Stored dataset items:
= = = =
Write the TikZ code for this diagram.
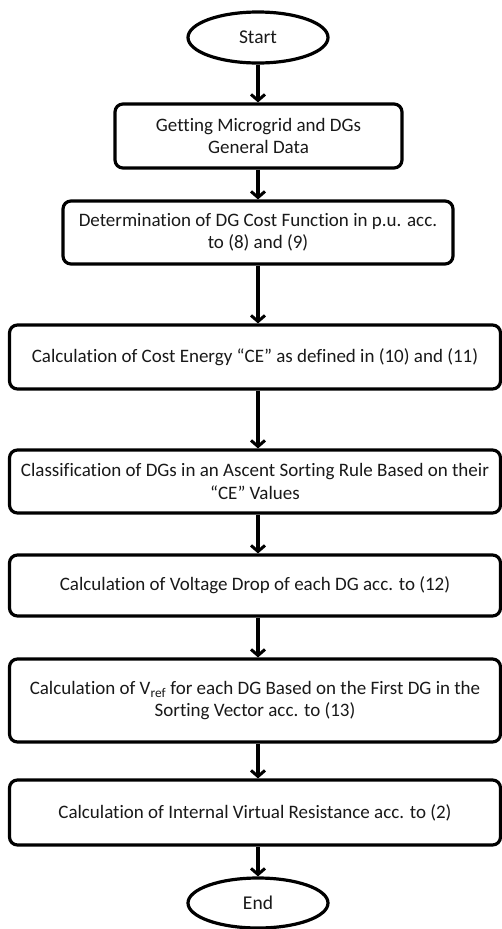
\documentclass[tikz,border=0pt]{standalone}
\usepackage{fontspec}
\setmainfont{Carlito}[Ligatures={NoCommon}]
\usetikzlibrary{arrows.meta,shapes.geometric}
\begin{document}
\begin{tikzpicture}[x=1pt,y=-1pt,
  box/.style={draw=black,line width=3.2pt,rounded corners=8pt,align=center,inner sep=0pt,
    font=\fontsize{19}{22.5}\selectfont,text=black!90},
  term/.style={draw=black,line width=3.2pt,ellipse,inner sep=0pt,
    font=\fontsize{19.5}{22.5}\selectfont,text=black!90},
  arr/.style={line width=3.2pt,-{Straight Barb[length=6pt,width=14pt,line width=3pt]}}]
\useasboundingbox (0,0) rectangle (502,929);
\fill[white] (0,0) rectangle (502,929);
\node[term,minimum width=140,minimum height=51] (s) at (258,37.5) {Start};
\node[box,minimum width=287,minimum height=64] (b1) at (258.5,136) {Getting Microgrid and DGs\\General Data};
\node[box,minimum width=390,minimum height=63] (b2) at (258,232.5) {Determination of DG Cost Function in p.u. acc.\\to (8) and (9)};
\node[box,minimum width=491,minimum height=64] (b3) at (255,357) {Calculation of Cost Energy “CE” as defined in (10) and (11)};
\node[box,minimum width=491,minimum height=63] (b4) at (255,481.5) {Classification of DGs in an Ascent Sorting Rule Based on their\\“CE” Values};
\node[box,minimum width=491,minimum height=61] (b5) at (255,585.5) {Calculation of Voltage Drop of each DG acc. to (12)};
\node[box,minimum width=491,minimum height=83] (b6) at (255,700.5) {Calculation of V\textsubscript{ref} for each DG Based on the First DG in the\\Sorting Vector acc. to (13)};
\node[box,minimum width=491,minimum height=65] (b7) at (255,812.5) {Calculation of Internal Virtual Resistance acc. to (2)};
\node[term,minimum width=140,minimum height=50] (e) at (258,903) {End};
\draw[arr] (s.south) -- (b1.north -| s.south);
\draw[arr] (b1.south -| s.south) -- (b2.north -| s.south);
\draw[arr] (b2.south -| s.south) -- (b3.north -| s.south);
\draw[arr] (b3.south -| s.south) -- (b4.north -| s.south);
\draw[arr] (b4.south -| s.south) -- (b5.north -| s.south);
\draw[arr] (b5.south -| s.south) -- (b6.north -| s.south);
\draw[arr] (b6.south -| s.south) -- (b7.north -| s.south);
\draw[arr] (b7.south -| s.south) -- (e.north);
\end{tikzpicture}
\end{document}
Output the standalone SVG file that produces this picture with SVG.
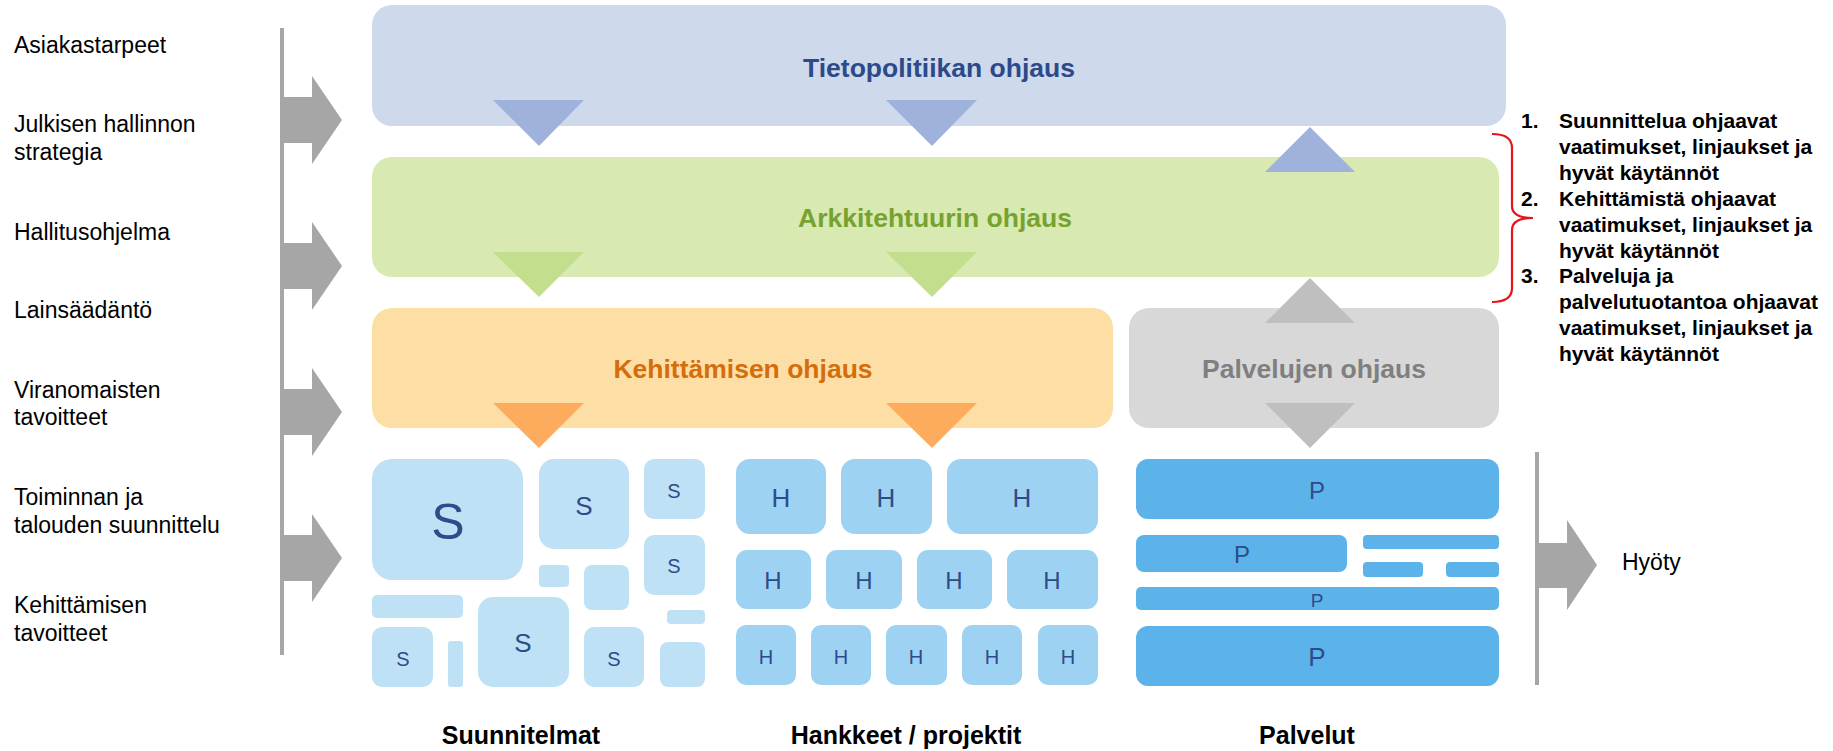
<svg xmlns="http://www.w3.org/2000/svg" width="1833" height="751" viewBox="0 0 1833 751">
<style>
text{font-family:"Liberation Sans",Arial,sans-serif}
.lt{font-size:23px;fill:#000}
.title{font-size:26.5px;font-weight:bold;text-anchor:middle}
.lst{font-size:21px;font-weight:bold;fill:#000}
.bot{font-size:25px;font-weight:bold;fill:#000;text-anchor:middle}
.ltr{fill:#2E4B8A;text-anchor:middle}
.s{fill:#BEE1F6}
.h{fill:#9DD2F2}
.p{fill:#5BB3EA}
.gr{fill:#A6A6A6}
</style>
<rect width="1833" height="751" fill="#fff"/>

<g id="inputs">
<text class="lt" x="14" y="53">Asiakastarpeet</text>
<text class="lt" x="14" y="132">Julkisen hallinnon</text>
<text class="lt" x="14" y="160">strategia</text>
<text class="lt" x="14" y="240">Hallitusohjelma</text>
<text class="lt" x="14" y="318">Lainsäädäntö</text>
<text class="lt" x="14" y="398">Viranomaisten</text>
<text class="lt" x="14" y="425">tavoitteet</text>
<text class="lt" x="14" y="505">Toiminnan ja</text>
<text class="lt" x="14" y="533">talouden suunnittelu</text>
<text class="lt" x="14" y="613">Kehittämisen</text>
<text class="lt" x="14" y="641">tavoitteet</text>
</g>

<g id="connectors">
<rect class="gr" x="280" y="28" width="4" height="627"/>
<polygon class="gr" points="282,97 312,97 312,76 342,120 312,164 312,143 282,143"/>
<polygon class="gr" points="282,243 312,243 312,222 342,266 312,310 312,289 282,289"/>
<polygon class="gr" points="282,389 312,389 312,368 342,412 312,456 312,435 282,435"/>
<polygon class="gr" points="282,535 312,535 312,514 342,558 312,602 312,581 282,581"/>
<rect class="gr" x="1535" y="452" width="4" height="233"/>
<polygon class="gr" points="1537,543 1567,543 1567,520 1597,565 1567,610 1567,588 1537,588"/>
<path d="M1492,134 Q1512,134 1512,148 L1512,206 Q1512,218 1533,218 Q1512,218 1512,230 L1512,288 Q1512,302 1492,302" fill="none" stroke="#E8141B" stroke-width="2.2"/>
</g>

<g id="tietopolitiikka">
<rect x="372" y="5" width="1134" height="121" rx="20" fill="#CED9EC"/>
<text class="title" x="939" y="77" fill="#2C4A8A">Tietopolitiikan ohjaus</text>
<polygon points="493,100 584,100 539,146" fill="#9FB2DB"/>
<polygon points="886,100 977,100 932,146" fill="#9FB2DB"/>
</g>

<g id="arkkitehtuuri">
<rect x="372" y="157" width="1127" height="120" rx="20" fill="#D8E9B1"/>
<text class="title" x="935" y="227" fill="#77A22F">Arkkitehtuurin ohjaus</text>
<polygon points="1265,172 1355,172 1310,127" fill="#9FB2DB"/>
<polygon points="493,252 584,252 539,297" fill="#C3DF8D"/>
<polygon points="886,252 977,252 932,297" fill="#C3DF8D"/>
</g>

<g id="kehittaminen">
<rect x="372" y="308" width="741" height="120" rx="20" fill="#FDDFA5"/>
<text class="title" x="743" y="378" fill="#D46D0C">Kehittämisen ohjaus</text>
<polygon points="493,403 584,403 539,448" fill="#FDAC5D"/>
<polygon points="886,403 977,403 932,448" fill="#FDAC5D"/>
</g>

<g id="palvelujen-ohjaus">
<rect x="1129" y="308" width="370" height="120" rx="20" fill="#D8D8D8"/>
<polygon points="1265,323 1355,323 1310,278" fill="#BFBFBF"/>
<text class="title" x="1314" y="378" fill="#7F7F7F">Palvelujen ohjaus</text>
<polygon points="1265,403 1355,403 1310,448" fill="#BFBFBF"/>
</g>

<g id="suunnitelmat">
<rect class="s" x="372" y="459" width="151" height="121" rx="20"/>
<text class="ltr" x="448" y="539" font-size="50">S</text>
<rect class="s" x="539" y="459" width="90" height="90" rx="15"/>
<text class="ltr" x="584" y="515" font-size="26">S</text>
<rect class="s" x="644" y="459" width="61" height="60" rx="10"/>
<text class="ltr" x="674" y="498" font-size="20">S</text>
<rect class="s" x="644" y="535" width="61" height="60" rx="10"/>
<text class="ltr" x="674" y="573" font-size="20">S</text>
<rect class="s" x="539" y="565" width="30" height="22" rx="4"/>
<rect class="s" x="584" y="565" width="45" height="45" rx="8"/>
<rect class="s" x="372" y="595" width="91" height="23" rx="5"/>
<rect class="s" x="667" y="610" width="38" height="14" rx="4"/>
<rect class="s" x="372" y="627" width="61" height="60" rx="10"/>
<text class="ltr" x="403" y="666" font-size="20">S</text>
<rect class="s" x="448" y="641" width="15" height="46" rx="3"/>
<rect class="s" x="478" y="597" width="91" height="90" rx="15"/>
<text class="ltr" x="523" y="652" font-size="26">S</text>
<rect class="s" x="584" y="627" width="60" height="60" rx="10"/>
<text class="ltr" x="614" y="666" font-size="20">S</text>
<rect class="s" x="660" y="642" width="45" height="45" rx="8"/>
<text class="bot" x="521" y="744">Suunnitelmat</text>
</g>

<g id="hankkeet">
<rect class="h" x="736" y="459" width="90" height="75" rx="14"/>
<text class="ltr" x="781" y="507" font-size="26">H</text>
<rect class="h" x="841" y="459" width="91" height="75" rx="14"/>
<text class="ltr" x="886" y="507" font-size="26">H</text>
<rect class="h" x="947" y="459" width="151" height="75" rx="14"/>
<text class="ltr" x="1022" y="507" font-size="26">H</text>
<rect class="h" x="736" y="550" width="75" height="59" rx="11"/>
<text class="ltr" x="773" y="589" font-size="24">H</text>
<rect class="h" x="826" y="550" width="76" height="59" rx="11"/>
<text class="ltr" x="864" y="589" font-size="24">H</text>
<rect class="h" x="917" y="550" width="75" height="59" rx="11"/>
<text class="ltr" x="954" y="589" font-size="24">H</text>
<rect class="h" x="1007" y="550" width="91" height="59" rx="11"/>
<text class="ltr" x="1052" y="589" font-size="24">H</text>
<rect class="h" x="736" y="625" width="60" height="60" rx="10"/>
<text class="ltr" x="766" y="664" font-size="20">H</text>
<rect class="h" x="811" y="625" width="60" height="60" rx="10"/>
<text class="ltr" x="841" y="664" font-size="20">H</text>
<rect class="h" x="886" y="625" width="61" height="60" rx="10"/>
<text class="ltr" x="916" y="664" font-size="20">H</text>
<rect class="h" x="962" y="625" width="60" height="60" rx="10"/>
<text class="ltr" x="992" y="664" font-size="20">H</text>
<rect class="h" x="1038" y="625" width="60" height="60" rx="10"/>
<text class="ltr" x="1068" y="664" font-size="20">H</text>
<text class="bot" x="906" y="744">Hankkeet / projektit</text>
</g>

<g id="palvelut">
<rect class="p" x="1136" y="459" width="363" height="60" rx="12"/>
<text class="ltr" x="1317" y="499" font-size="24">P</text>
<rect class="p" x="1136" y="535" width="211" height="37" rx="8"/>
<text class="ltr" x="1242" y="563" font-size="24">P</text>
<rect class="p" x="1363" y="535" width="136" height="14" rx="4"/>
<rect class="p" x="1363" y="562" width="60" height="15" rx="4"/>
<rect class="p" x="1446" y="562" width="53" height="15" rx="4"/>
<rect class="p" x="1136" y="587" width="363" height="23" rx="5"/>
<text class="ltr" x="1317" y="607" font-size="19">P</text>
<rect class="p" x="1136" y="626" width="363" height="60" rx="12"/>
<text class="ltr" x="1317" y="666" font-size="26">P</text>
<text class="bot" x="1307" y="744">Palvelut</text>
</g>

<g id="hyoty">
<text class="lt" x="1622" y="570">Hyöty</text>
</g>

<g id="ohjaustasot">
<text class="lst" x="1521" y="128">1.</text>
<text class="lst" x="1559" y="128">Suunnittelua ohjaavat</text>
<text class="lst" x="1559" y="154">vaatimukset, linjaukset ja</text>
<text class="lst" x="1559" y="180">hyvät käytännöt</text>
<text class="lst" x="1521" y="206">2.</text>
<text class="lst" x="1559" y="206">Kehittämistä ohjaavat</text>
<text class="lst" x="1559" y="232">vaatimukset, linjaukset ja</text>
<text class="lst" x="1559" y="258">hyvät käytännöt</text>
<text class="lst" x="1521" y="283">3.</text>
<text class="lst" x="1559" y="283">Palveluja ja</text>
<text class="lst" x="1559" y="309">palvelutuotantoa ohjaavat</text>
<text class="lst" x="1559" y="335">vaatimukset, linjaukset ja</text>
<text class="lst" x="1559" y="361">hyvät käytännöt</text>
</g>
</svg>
= = = =
REQUEST:
Scan the listing above and copy all lines containing the word "this".

ANSWER IN FULL:
Write the TikZ code for this diagram.
Output the standalone SVG file that produces this picture with SVG.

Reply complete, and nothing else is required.